My house battery is the smallest West Marine/Deka AGM. The original one was in the boat forever. No special charger required. I have not used one for a troller but the house battery works great.


----------



## HighSide25 (May 15, 2007)

got the west marine/deka agm 27. its impressive so far. also got the correct charger, i hope. the charger is fully auto and has selections for 2/6/10amp and normal/gel/agm. it took 15 hrs for the battery to fully charge at a 2amp rate.....hopefully it lasts 5-7 years.


----------



## backwaterbandits (Dec 15, 2006)

> I've had my Optima for 7 years, ya need the proper charger or you will kill it.


 X2...I think the Optima will give great service
IF charged properly.
Smart charger.
Charge promptly after use.
And
Top off before next use.


----------



## draggingcanoe (Dec 11, 2006)

From Optima website:

OPTIMA Batteries does not officially endorse specific chargers—we simply don't have the time to test all of the excellent chargers on the market. There are a few that our customers and staff have tried and liked. You can contact OPTIMA Batteries Customer Service at 888-8-OPTIMA (888-867-8462) or via email at [email protected] for charger recommendations based on different applications.


----------



## cutrunner (Jun 8, 2010)

So basically what optima is saying is they dont know what chargers are good for their batteries or what chargers are bad.. Great selling point. Especially because Don Schumacher(us army top fuel car driver)(also one of my customers) owns the patent on the automatic battery charger, hence almost every charger is a schumacher brand. Told me they all work the same under his patented design, some just charge in smaller longer periods and some shorter stronger periods.

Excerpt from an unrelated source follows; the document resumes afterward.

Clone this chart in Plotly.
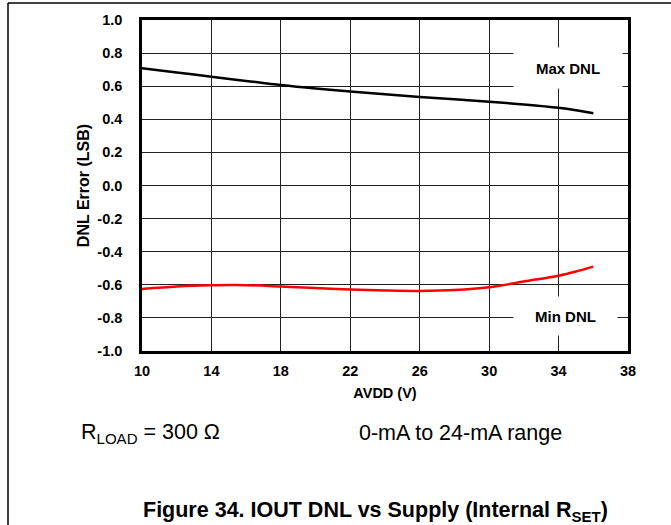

But if you have a motor that is charging the battery while running its going to get whatever charge "said" motor outputs.


----------



## btomas (Jun 29, 2010)

Got the Odessey Trolling battery for the first time in my new boat this past year.  best battery and performance I have ever had over the last 25 years.  Historically I could never justify the extra cost of any agm, but I am now a convert.  Using a good Guest intelligent charger that has a specific AGM cycle helps.  While there are different specs for different battery types, I suspect any of the chargers  that have a decent cycle that prevents overcharging will work reasonably well.


----------